-- WHAT THIS TASK INVOLVES --
Word for word, transcribe the lines below and drop the pictures.

-- SOURCE MATERIAL --
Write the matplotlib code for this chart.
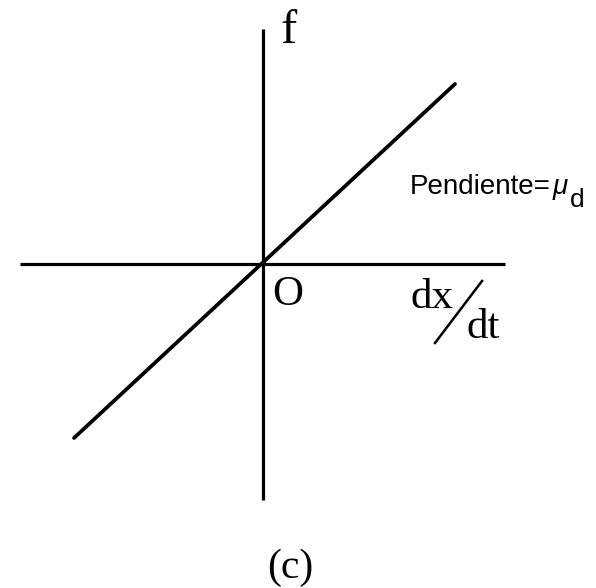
import matplotlib
matplotlib.use("Agg")
import matplotlib.pyplot as plt

# Friction force vs. velocity: straight line through the origin (slope mu_d).
# Units are arbitrary; one unit is one pixel at dpi=100.
x_axis = [-243, 242]
y_axis = [-236, 235]
vel = [-189, 192]
force = [-174, 180]

W, H = 596, 588
OX, OY = 263, 264  # origin position from the left / top edge

fig = plt.figure(figsize=(W / 100, H / 100), dpi=100)
ax = fig.add_axes([0, 0, 1, 1])
ax.set_xlim(-OX, W - OX)
ax.set_ylim(OY - H, OY)
ax.axis("off")

ax.plot(x_axis, [0, 0], color="black", lw=2.3, solid_capstyle="butt")
ax.plot([0, 0], y_axis, color="black", lw=2.3, solid_capstyle="butt")
ax.plot(vel, force, color="black", lw=2.7, solid_capstyle="round")

serif = "Liberation Serif"
sans = "Liberation Sans"
ax.text(18, 221, "f", family=serif, fontsize=35, ha="left", va="baseline")
ax.text(9, -41, "O", family=serif, fontsize=31, ha="left", va="baseline")
ax.text(148, -44, "dx", family=serif, fontsize=31, ha="left", va="baseline")
ax.text(204, -74, "dt", family=serif, fontsize=31, ha="left", va="baseline")
ax.plot([172, 219], [-79, -17], color="black", lw=1.8)

# slope label: "Pendiente=" then italic mu with a lowered d
ax.text(147, 70, "Pendiente=", family=sans, fontsize=20, ha="left", va="baseline")
ax.text(290, 70, "\u03bc", family=sans, style="italic", fontsize=20,
        ha="left", va="baseline")
ax.text(307, 57, "d", family=sans, fontsize=19, ha="left", va="baseline")

ax.text(27, -314, "(c)", family=serif, fontsize=30, ha="center", va="baseline")

fig.savefig("out.png", dpi=100, facecolor="white")
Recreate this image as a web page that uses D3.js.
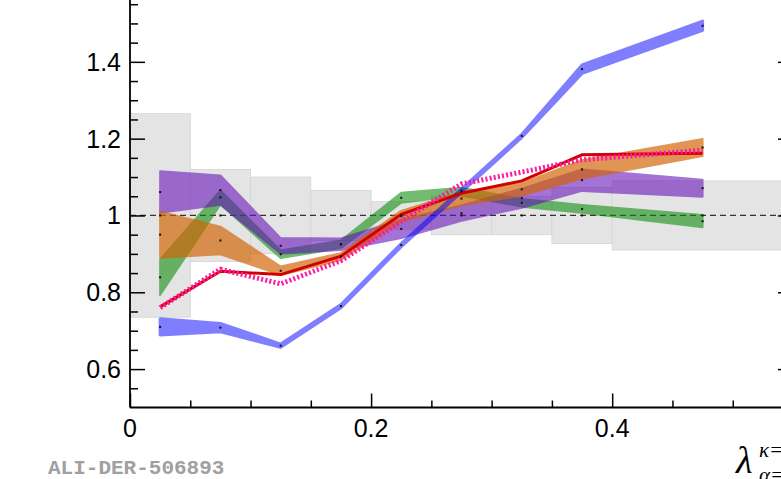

-- RESULT FOR THIS TASK --
Write the matplotlib code for this chart.
import matplotlib
matplotlib.use("Agg")
import matplotlib.pyplot as plt

# Friction force vs. velocity: straight line through the origin (slope mu_d).
# Units are arbitrary; one unit is one pixel at dpi=100.
x_axis = [-243, 242]
y_axis = [-236, 235]
vel = [-189, 192]
force = [-174, 180]

W, H = 596, 588
OX, OY = 263, 264  # origin position from the left / top edge

fig = plt.figure(figsize=(W / 100, H / 100), dpi=100)
ax = fig.add_axes([0, 0, 1, 1])
ax.set_xlim(-OX, W - OX)
ax.set_ylim(OY - H, OY)
ax.axis("off")

ax.plot(x_axis, [0, 0], color="black", lw=2.3, solid_capstyle="butt")
ax.plot([0, 0], y_axis, color="black", lw=2.3, solid_capstyle="butt")
ax.plot(vel, force, color="black", lw=2.7, solid_capstyle="round")

serif = "Liberation Serif"
sans = "Liberation Sans"
ax.text(18, 221, "f", family=serif, fontsize=35, ha="left", va="baseline")
ax.text(9, -41, "O", family=serif, fontsize=31, ha="left", va="baseline")
ax.text(148, -44, "dx", family=serif, fontsize=31, ha="left", va="baseline")
ax.text(204, -74, "dt", family=serif, fontsize=31, ha="left", va="baseline")
ax.plot([172, 219], [-79, -17], color="black", lw=1.8)

# slope label: "Pendiente=" then italic mu with a lowered d
ax.text(147, 70, "Pendiente=", family=sans, fontsize=20, ha="left", va="baseline")
ax.text(290, 70, "\u03bc", family=sans, style="italic", fontsize=20,
        ha="left", va="baseline")
ax.text(307, 57, "d", family=sans, fontsize=19, ha="left", va="baseline")

ax.text(27, -314, "(c)", family=serif, fontsize=30, ha="center", va="baseline")

fig.savefig("out.png", dpi=100, facecolor="white")
Recreate this image as a web page that uses D3.js.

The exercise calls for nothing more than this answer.